## begin Recorded information

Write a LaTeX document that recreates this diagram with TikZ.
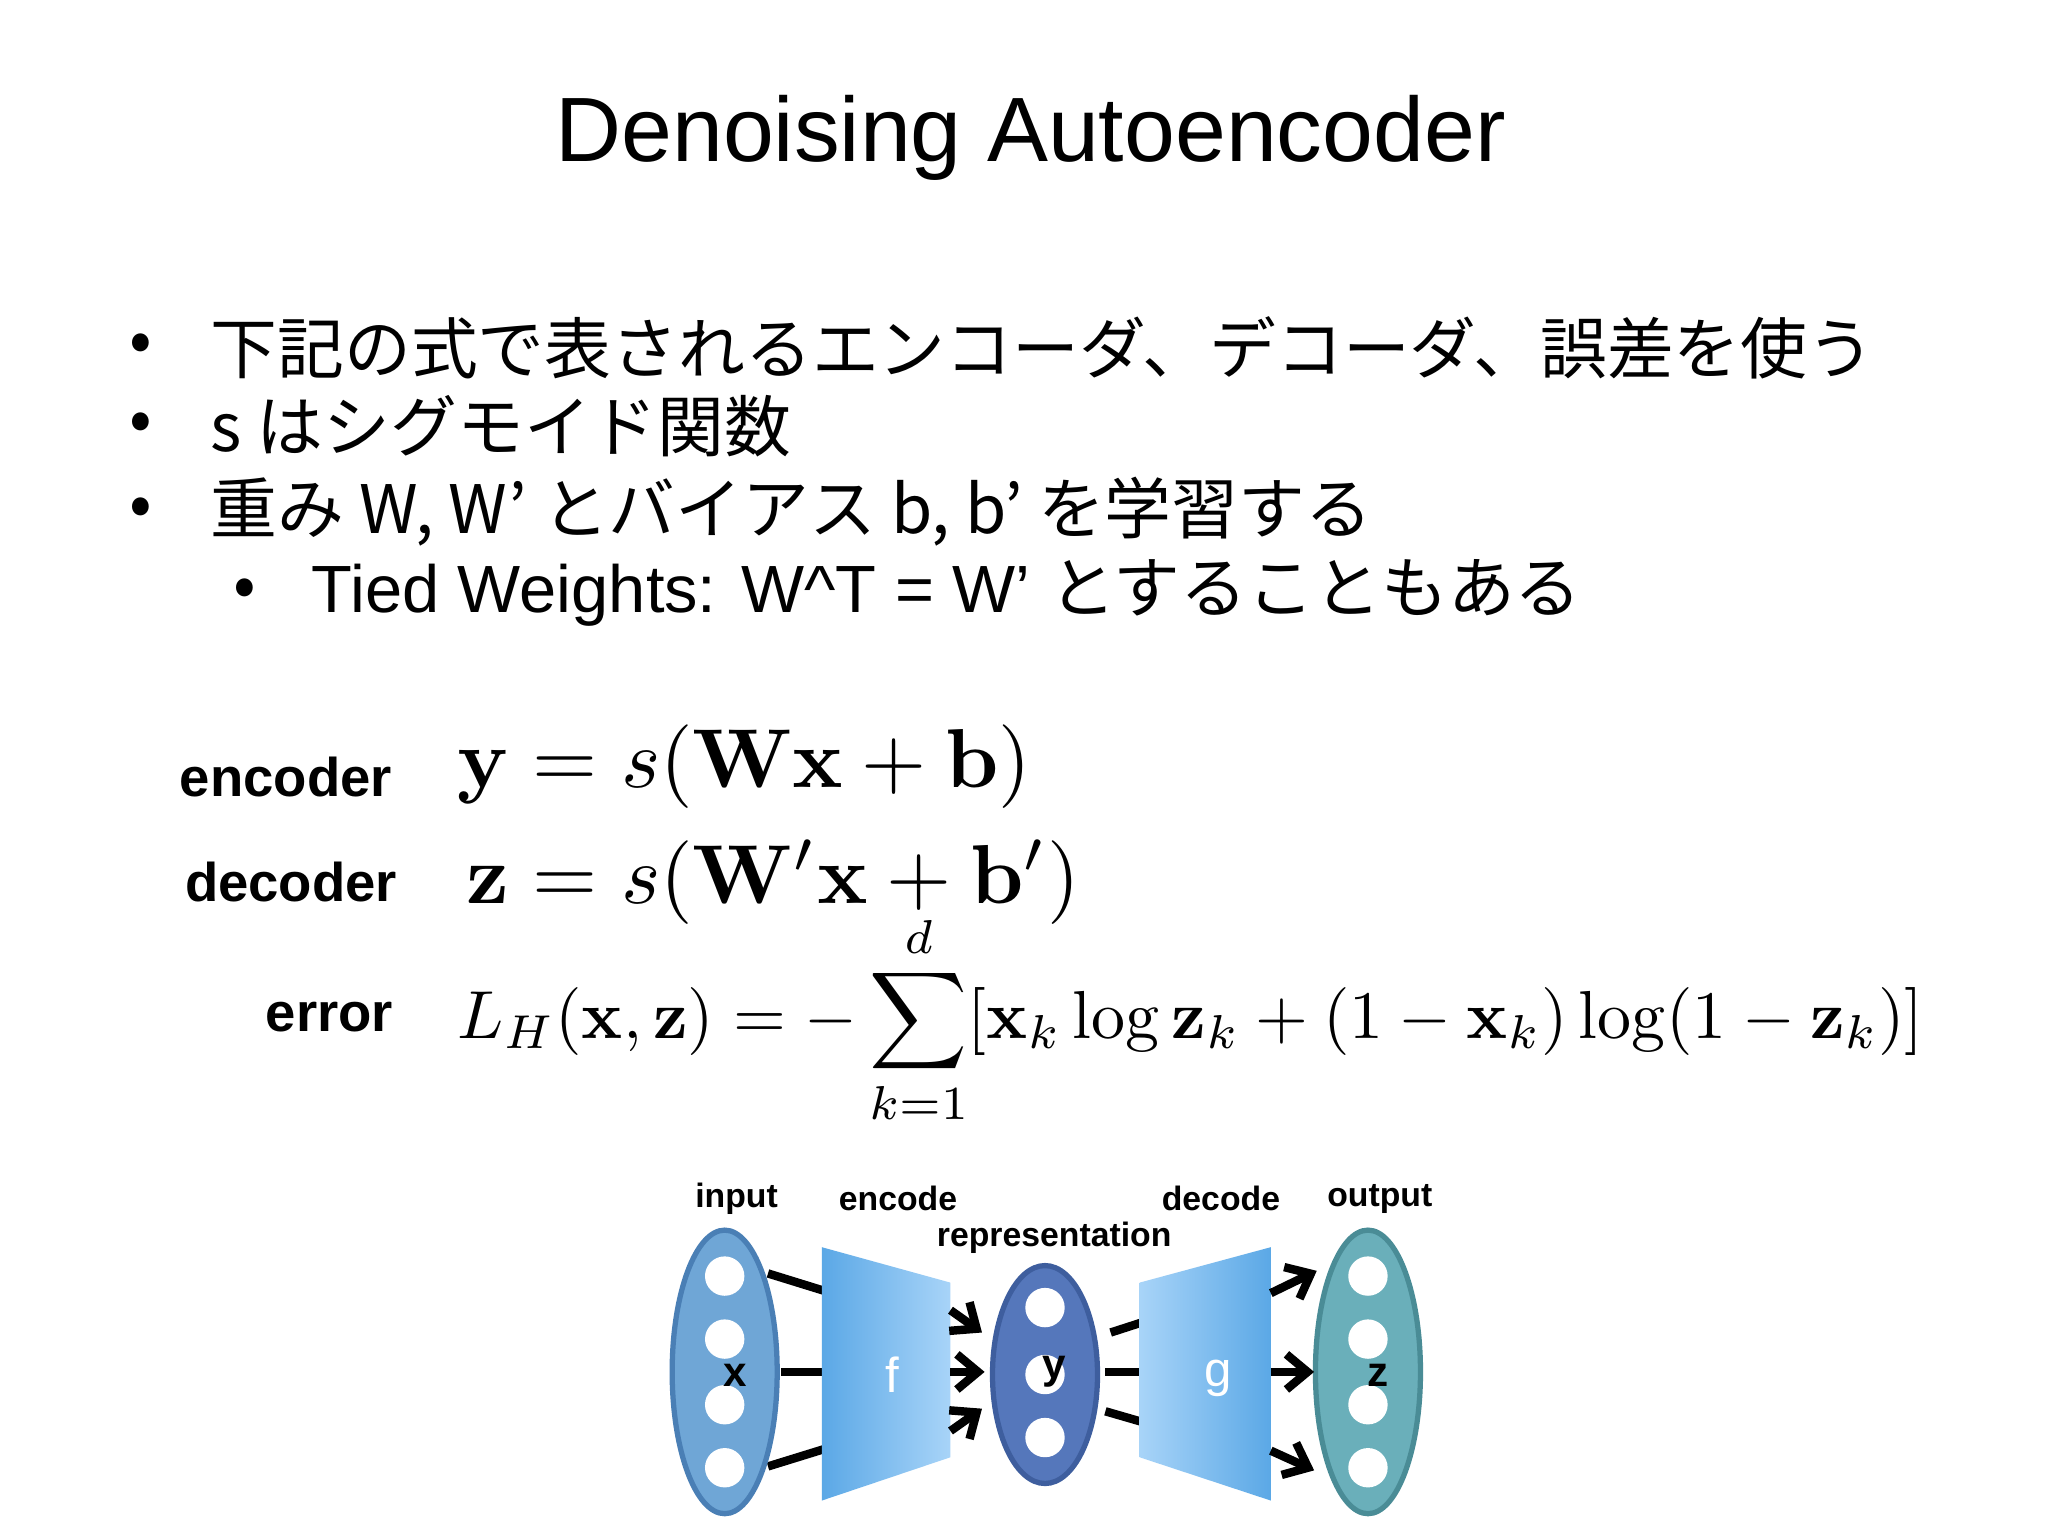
\documentclass[tikz,border=0pt]{standalone}
\usepackage{amsmath,graphicx}
\usepackage[no-math]{fontspec}
\usetikzlibrary{arrows.meta}
\setmainfont{Liberation Sans}
\newfontfamily\jp{Noto Sans CJK JP}
\newcommand{\U}[1]{\dimexpr #1\dimexpr 0.37325pt\relax\relax}
\definecolor{inblue}{HTML}{6FA6D6}
\definecolor{inbord}{HTML}{4A7FB5}
\definecolor{rep}{HTML}{5577BB}
\definecolor{repbord}{HTML}{3E5E9E}
\definecolor{outc}{HTML}{6AAFBA}
\definecolor{outbord}{HTML}{4A8C96}
\definecolor{trapd}{HTML}{5BA8E6}
\definecolor{trapl}{HTML}{A8D4F8}
\begin{document}
\begin{tikzpicture}[x=0.013128cm,y=-0.013128cm,
  bul/.style={anchor=west,inner sep=0pt,font=\jp\fontsize{19}{22}\selectfont},
  lab/.style={anchor=east,inner sep=0pt,font=\bfseries\fontsize{15.5}{18}\selectfont},
  eq/.style={anchor=base west,inner sep=0pt},
  dlab/.style={inner sep=0pt,font=\bfseries\fontsize{9.6}{11}\selectfont},
  conn/.style={line width=2.4pt,black},
  arr/.style={conn,-{Straight Barb[length=6pt,width=10pt,line width=2.4pt]}}]
\useasboundingbox (0,0) rectangle (1560,1170);
\fill[white] (0,0) rectangle (1560,1170);
\node[inner sep=0pt,font=\fontsize{26}{30}\selectfont] (title) at (785,105) {Denoising Autoencoder};
% bullets
\node[bul] (b1) at (98,265) {•};
\node[bul] (t1) at (160,265) {下記の式で表されるエンコーダ、デコーダ、誤差を使う};
\node[bul] (b2) at (98,325) {•};
\node[bul] (t2) at (160,325) {s はシグモイド関数};
\node[bul] (b3) at (98,390) {•};
\node[bul] (t3) at (160,390) {重み W, W’ とバイアス b, b’ を学習する};
\node[bul] (b4) at (177,452) {•};
\node[bul] (t4) at (237,452) {{\rmfamily\fontsize{19}{22}\selectfont Tied Weights: W\^{}T = W’ }とすることもある};
% equations
\node[lab] (l1) at (299,592) {encoder};
\node[lab] (l2) at (303,672) {decoder};
\node[lab] (l3) at (300,775) {error};
\node[eq] (e1) at (348,600) {\resizebox{\U{437}}{!}{$\mathbf{y}=s(\mathbf{W}\mathbf{x}+\mathbf{b})$}};
\node[eq] (e2) at (355,688) {\resizebox{\U{467}}{!}{$\mathbf{z}=s(\mathbf{W}'\mathbf{x}+\mathbf{b}')$}};
\node[anchor=west,inner sep=0pt] (e3) at (348,777) {\resizebox{\U{1117}}{!}{$\displaystyle L_H(\mathbf{x},\mathbf{z})=-\sum_{k=1}^{d}[\mathbf{x}_k\log\mathbf{z}_k+(1-\mathbf{x}_k)\log(1-\mathbf{z}_k)]$}};
% diagram
\node[dlab] (ilab) at (561,913) {input};
\node[dlab] (elab) at (684,913) {encode};
\node[dlab] (dlab) at (930,913) {decode};
\node[dlab] (olab) at (1051,913) {output};
\node[dlab] (rlab) at (803,943) {representation};
% connectors behind
\coordinate (i1) at (585,970); \coordinate (i2) at (595,1045); \coordinate (i3) at (585,1117);
\coordinate (f1) at (640,987); \coordinate (f2) at (640,1045); \coordinate (f3) at (640,1100);
\draw[conn] (i1) -- (f1); \draw[conn] (i2) -- (f2); \draw[conn] (i3) -- (f3);
\coordinate (r1) at (846,1015); \coordinate (r2) at (842,1045); \coordinate (r3) at (842,1075);
\coordinate (g1) at (880,1004); \coordinate (g2) at (880,1045); \coordinate (g3) at (880,1086);
\draw[conn] (r1) -- (g1); \draw[conn] (r2) -- (g2); \draw[conn] (r3) -- (g3);
% input ellipse
\draw[draw=inbord,fill=inblue,line width=1.5pt] (552,1045) ellipse [x radius=40,y radius=108];
\foreach \yy in {972,1020,1070,1118} \fill[white] (552,\yy) circle[radius=15];
\node[font=\fontsize{12}{13}\selectfont\bfseries,inner sep=0pt] (xl) at (560,1048) {x};
% encoder trapezoid
\path[left color=trapd,right color=trapl] (626,950) -- (724,977) -- (724,1110) -- (626,1143) -- cycle;
\node[text=white,font=\fontsize{14}{15}\selectfont,inner sep=0pt] (fl) at (680,1047) {f};
% representation
\draw[draw=repbord,fill=rep,line width=1.5pt] (796,1047) ellipse [x radius=40,y radius=83];
\foreach \yy in {996,1047,1095} \fill[white] (796,\yy) circle[radius=15];
\node[font=\fontsize{12}{13}\selectfont\bfseries,inner sep=0pt] (yl) at (803,1045) {y};
% decoder trapezoid
\path[left color=trapl,right color=trapd] (868,977) -- (968,950) -- (968,1143) -- (868,1110) -- cycle;
\node[text=white,font=\fontsize{14}{15}\selectfont,inner sep=0pt] (gl) at (928,1050) {g};
% output ellipse
\draw[draw=outbord,fill=outc,line width=1.5pt] (1042,1045) ellipse [x radius=40,y radius=108];
\foreach \yy in {972,1020,1070,1118} \fill[white] (1042,\yy) circle[radius=15];
\node[font=\fontsize{12}{13}\selectfont\bfseries,inner sep=0pt] (zl) at (1050,1048) {z};
% arrows
\coordinate (a1) at (724,998); \coordinate (a2) at (724,1045); \coordinate (a3) at (724,1090);
\coordinate (y1) at (748,1015); \coordinate (y2) at (750,1045); \coordinate (y3) at (748,1073);
\draw[arr] (a1) -- (y1); \draw[arr] (a2) -- (y2); \draw[arr] (a3) -- (y3);
\coordinate (d1) at (968,985); \coordinate (d2) at (968,1045); \coordinate (d3) at (968,1105);
\coordinate (z1) at (1003,968); \coordinate (z2) at (1001,1045); \coordinate (z3) at (1001,1120);
\draw[arr] (d1) -- (z1); \draw[arr] (d2) -- (z2); \draw[arr] (d3) -- (z3);
\end{tikzpicture}
\end{document}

## end Recorded information

## Task objective
Each line of the data is to be duplicated exactly; pictures stay out of the copy.

## Final result
Write a LaTeX document that recreates this diagram with TikZ.
\documentclass[tikz,border=0pt]{standalone}
\usepackage{amsmath,graphicx}
\usepackage[no-math]{fontspec}
\usetikzlibrary{arrows.meta}
\setmainfont{Liberation Sans}
\newfontfamily\jp{Noto Sans CJK JP}
\newcommand{\U}[1]{\dimexpr #1\dimexpr 0.37325pt\relax\relax}
\definecolor{inblue}{HTML}{6FA6D6}
\definecolor{inbord}{HTML}{4A7FB5}
\definecolor{rep}{HTML}{5577BB}
\definecolor{repbord}{HTML}{3E5E9E}
\definecolor{outc}{HTML}{6AAFBA}
\definecolor{outbord}{HTML}{4A8C96}
\definecolor{trapd}{HTML}{5BA8E6}
\definecolor{trapl}{HTML}{A8D4F8}
\begin{document}
\begin{tikzpicture}[x=0.013128cm,y=-0.013128cm,
  bul/.style={anchor=west,inner sep=0pt,font=\jp\fontsize{19}{22}\selectfont},
  lab/.style={anchor=east,inner sep=0pt,font=\bfseries\fontsize{15.5}{18}\selectfont},
  eq/.style={anchor=base west,inner sep=0pt},
  dlab/.style={inner sep=0pt,font=\bfseries\fontsize{9.6}{11}\selectfont},
  conn/.style={line width=2.4pt,black},
  arr/.style={conn,-{Straight Barb[length=6pt,width=10pt,line width=2.4pt]}}]
\useasboundingbox (0,0) rectangle (1560,1170);
\fill[white] (0,0) rectangle (1560,1170);
\node[inner sep=0pt,font=\fontsize{26}{30}\selectfont] (title) at (785,105) {Denoising Autoencoder};
% bullets
\node[bul] (b1) at (98,265) {•};
\node[bul] (t1) at (160,265) {下記の式で表されるエンコーダ、デコーダ、誤差を使う};
\node[bul] (b2) at (98,325) {•};
\node[bul] (t2) at (160,325) {s はシグモイド関数};
\node[bul] (b3) at (98,390) {•};
\node[bul] (t3) at (160,390) {重み W, W’ とバイアス b, b’ を学習する};
\node[bul] (b4) at (177,452) {•};
\node[bul] (t4) at (237,452) {{\rmfamily\fontsize{19}{22}\selectfont Tied Weights: W\^{}T = W’ }とすることもある};
% equations
\node[lab] (l1) at (299,592) {encoder};
\node[lab] (l2) at (303,672) {decoder};
\node[lab] (l3) at (300,775) {error};
\node[eq] (e1) at (348,600) {\resizebox{\U{437}}{!}{$\mathbf{y}=s(\mathbf{W}\mathbf{x}+\mathbf{b})$}};
\node[eq] (e2) at (355,688) {\resizebox{\U{467}}{!}{$\mathbf{z}=s(\mathbf{W}'\mathbf{x}+\mathbf{b}')$}};
\node[anchor=west,inner sep=0pt] (e3) at (348,777) {\resizebox{\U{1117}}{!}{$\displaystyle L_H(\mathbf{x},\mathbf{z})=-\sum_{k=1}^{d}[\mathbf{x}_k\log\mathbf{z}_k+(1-\mathbf{x}_k)\log(1-\mathbf{z}_k)]$}};
% diagram
\node[dlab] (ilab) at (561,913) {input};
\node[dlab] (elab) at (684,913) {encode};
\node[dlab] (dlab) at (930,913) {decode};
\node[dlab] (olab) at (1051,913) {output};
\node[dlab] (rlab) at (803,943) {representation};
% connectors behind
\coordinate (i1) at (585,970); \coordinate (i2) at (595,1045); \coordinate (i3) at (585,1117);
\coordinate (f1) at (640,987); \coordinate (f2) at (640,1045); \coordinate (f3) at (640,1100);
\draw[conn] (i1) -- (f1); \draw[conn] (i2) -- (f2); \draw[conn] (i3) -- (f3);
\coordinate (r1) at (846,1015); \coordinate (r2) at (842,1045); \coordinate (r3) at (842,1075);
\coordinate (g1) at (880,1004); \coordinate (g2) at (880,1045); \coordinate (g3) at (880,1086);
\draw[conn] (r1) -- (g1); \draw[conn] (r2) -- (g2); \draw[conn] (r3) -- (g3);
% input ellipse
\draw[draw=inbord,fill=inblue,line width=1.5pt] (552,1045) ellipse [x radius=40,y radius=108];
\foreach \yy in {972,1020,1070,1118} \fill[white] (552,\yy) circle[radius=15];
\node[font=\fontsize{12}{13}\selectfont\bfseries,inner sep=0pt] (xl) at (560,1048) {x};
% encoder trapezoid
\path[left color=trapd,right color=trapl] (626,950) -- (724,977) -- (724,1110) -- (626,1143) -- cycle;
\node[text=white,font=\fontsize{14}{15}\selectfont,inner sep=0pt] (fl) at (680,1047) {f};
% representation
\draw[draw=repbord,fill=rep,line width=1.5pt] (796,1047) ellipse [x radius=40,y radius=83];
\foreach \yy in {996,1047,1095} \fill[white] (796,\yy) circle[radius=15];
\node[font=\fontsize{12}{13}\selectfont\bfseries,inner sep=0pt] (yl) at (803,1045) {y};
% decoder trapezoid
\path[left color=trapl,right color=trapd] (868,977) -- (968,950) -- (968,1143) -- (868,1110) -- cycle;
\node[text=white,font=\fontsize{14}{15}\selectfont,inner sep=0pt] (gl) at (928,1050) {g};
% output ellipse
\draw[draw=outbord,fill=outc,line width=1.5pt] (1042,1045) ellipse [x radius=40,y radius=108];
\foreach \yy in {972,1020,1070,1118} \fill[white] (1042,\yy) circle[radius=15];
\node[font=\fontsize{12}{13}\selectfont\bfseries,inner sep=0pt] (zl) at (1050,1048) {z};
% arrows
\coordinate (a1) at (724,998); \coordinate (a2) at (724,1045); \coordinate (a3) at (724,1090);
\coordinate (y1) at (748,1015); \coordinate (y2) at (750,1045); \coordinate (y3) at (748,1073);
\draw[arr] (a1) -- (y1); \draw[arr] (a2) -- (y2); \draw[arr] (a3) -- (y3);
\coordinate (d1) at (968,985); \coordinate (d2) at (968,1045); \coordinate (d3) at (968,1105);
\coordinate (z1) at (1003,968); \coordinate (z2) at (1001,1045); \coordinate (z3) at (1001,1120);
\draw[arr] (d1) -- (z1); \draw[arr] (d2) -- (z2); \draw[arr] (d3) -- (z3);
\end{tikzpicture}
\end{document}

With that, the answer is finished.